On ajoutera, plus fondamentalement, que le point central de la tradition républicaine est de proposer un monde commun, pas un mille-feuilles de droits et statuts différenciés en termes de citoyenneté. Dans les moments de crise, cette aspiration au commun doit pouvoir trouver une traduction institutionnelle forte, sans quoi elle trouve ses débouchés ailleurs, hors de l’espace républicain : c’est toute la question du communautarisme, c’est-à-dire de la reconstruction d’identités collectives, souvent essentialistes, autour de critères “ethniques” ou religieux par exemple. Non pas une identité civique commune, mais des identités de fermeture, différenciées, dont un exemple emblématique est aujourd’hui cette “France de petits Blancs” rêvée par le Front national.

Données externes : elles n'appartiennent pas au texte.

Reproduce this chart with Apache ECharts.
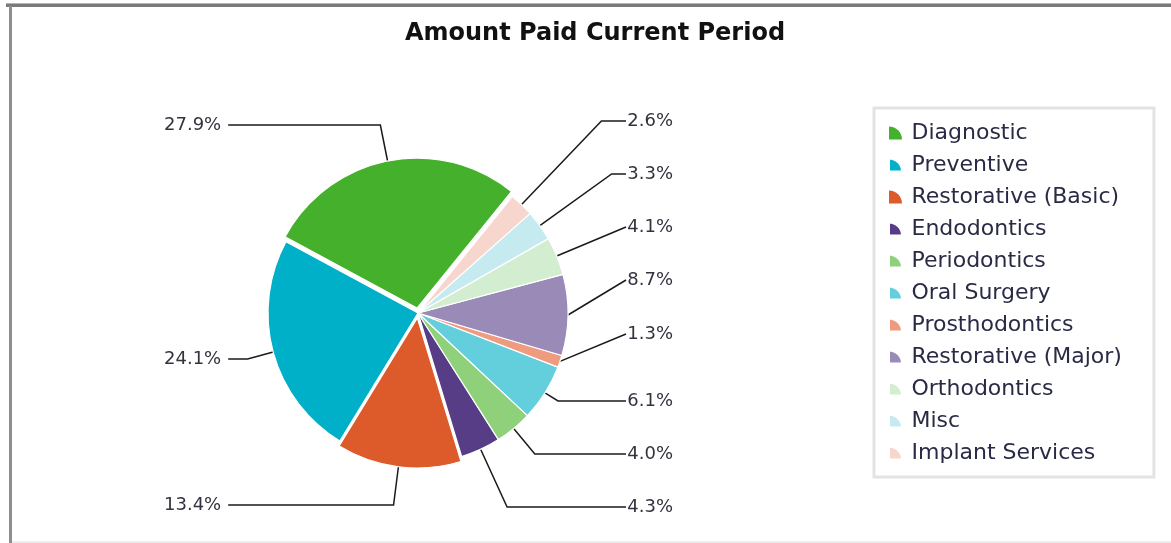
<!DOCTYPE html>
<html><head><meta charset="utf-8">
<script src="https://cdn.jsdelivr.net/npm/echarts@6/dist/echarts.min.js"></script>
<style>html,body{margin:0;padding:0;background:#fff}#c{width:1171px;height:543px}</style>
</head><body><div id="c"></div>
<script>
// ---- data ----
const categories = ['Diagnostic','Preventive','Restorative (Basic)','Endodontics','Periodontics','Oral Surgery','Prosthodontics','Restorative (Major)','Orthodontics','Misc','Implant Services'];
const shares = [27.9, 24.1, 13.4, 4.3, 4.0, 6.1, 1.3, 8.7, 4.1, 3.3, 2.6];
const explodedSlices = ['Diagnostic', 'Restorative (Basic)'];
const titleText = 'Amount Paid Current Period';

// ---- styling / layout ----
const colors = ['#45b02c','#00afc8','#dd5a2b','#563d86','#8fd07b','#63cedc','#ee9b80','#9a8ab8','#d3edd0','#c5ebf1','#f7d6cd'];
const labelRowY = [125, 359, 505, 507, 454, 401, 334, 280, 227, 174, 121];
const CX = 418, CY = 313, R = 150;
const LEFT_TEXT_X = 164, RIGHT_TEXT_X = 673, RIGHT_LINE_END = 626, LEFT_GAP = 7;
const FONT = 'DejaVu Sans';
const HIDDEN = 'rgba(0,0,0,0)';

const chart = echarts.init(document.getElementById('c'), null, {renderer: 'canvas'});

const isExploded = n => explodedSlices.indexOf(n) >= 0;

// base pie: non-exploded slices + all labels
const baseData = categories.map((n, i) => ({
  name: n, value: shares[i],
  itemStyle: isExploded(n) ? {color: HIDDEN, borderWidth: 0} : {color: colors[i]}
}));
// overlay pie: only the exploded slices, offset outward
const explodeData = categories.map((n, i) => ({
  name: n, value: shares[i], selected: isExploded(n),
  itemStyle: isExploded(n) ? {color: colors[i]} : {color: HIDDEN, borderWidth: 0}
}));

function layoutLabel(params) {
  const i = params.dataIndex;
  const pts = params.labelLinePoints;
  const p0 = pts ? pts[0].slice() : [CX, CY];
  const ly = labelRowY[i];
  const left = p0[0] < CX;
  const w = params.labelRect.width;
  const endX = left ? LEFT_TEXT_X + w + LEFT_GAP : RIGHT_LINE_END;
  let dx = p0[0] - CX, dy = p0[1] - CY;
  const len = Math.hypot(dx, dy) || 1; dx /= len; dy /= len;
  if (isExploded(categories[i])) { p0[0] += dx * 5; p0[1] += dy * 5; }
  let elbow = [endX, ly];
  const ddy = ly - p0[1];
  if (Math.abs(dy) > 0.05 && ddy * dy > 0) {
    const ex = p0[0] + (ddy / dy) * dx;
    if (left ? ex > endX : ex < endX) elbow = [ex, ly];
  }
  return {
    x: left ? LEFT_TEXT_X : RIGHT_TEXT_X, y: ly,
    align: left ? 'left' : 'right', verticalAlign: 'middle',
    labelLinePoints: [p0, elbow, [endX, ly]]
  };
}

const common = {
  type: 'pie', center: [CX, CY], radius: R,
  startAngle: 51, clockwise: false,
  avoidLabelOverlap: false,
  emphasis: {disabled: true},
  itemStyle: {borderColor: '#fff', borderWidth: 1.2}
};

chart.setOption({
  animation: false,
  backgroundColor: '#fff',
  title: {
    text: titleText, left: 590, top: 17, textAlign: 'center',
    textStyle: {fontFamily: FONT, fontWeight: 'bold', fontSize: 24, color: '#111'}
  },
  legend: {
    orient: 'vertical', left: 874, top: 108,
    padding: [14, 32, 13, 14],
    borderColor: '#e3e3e3', borderWidth: 3,
    itemWidth: 14, itemHeight: 13, itemGap: 10,
    icon: 'path://M0,0 C5.52,0 10,4.48 10,10 L0,10 Z',
    selectedMode: false,
    data: categories.map((n, i) => ({name: n, itemStyle: {color: colors[i]}})),
    textStyle: {fontFamily: FONT, fontSize: 22, lineHeight: 22, color: '#2a2a45', padding: [0,0,0,4]}
  },
  graphic: [
    {type: 'rect', shape: {x: 6, y: 3, width: 1165, height: 4}, style: {fill: '#7a7a7a'}, silent: true},
    {type: 'rect', shape: {x: 6, y: 3, width: 1165, height: 1}, style: {fill: '#b5b5b5'}, silent: true},
    {type: 'rect', shape: {x: 9, y: 6, width: 3, height: 537}, style: {fill: '#8e8e8e'}, silent: true},
    {type: 'rect', shape: {x: 12, y: 541, width: 1159, height: 2}, style: {fill: '#ededed'}, silent: true}
  ],
  series: [
    Object.assign({}, common, {
      name: 'base',
      label: {
        show: true, position: 'outside',
        formatter: p => p.value.toFixed(1) + '%',
        fontFamily: FONT, fontSize: 18, color: '#33333f'
      },
      labelLine: {show: true, length: 20, length2: 20, lineStyle: {color: '#1a1a1a', width: 1.5}},
      labelLayout: layoutLabel,
      data: baseData
    }),
    Object.assign({}, common, {
      name: 'exploded', silent: true,
      selectedMode: 'multiple', selectedOffset: 5,
      label: {show: false}, labelLine: {show: false},
      data: explodeData
    })
  ]
});
</script></body></html>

La gauche et la droite sont aujourd’hui confrontées à la tentation de ces visions désagrégées de la société. Bien sûr, la société d’aujourd’hui est, de fait, plurielle ou multiculturelle. Il ne s’agit pas de tomber dans la méfiance jacobine, diabolisant les groupes sociaux et la société civile organisée. Mais il est essentiel de maintenir un espace public ouvert à chacun en dehors de ses “identités”, d’offrir un commun possible. Et la citoyenneté est l’expression même de cette ouverture à un monde commun malgré les différences. Travailler à ouvrir plus encore cette citoyenneté, à la rendre à nouveau accueillante pour tous, est aujourd’hui un enjeu essentiel. Ce devrait être le cœur du débat pendant cette présidentielle ! A défaut, il faut prendre garde à ne pas offrir des arguments à ceux qui veulent la refermer. C’est malheureusement ce que risque de faire la gauche en croyant ériger le droit de vote des étrangers en remède universel aux problèmes de l’intégration.

Cette gauche qui sera dès le mois de mai au pouvoir devrait donc plutôt défendre, bec et ongles, l’accès ouvert à la nationalité française pour les étrangers, afin d’en faire des citoyens à part entière, et non offrir la possibilité à la nouvelle coalition de droite et d’extrême-droite d’après-demain de durcir encore les conditions de la vie commune et d’abaisser la République. Certains en son sein n’attendant que ça.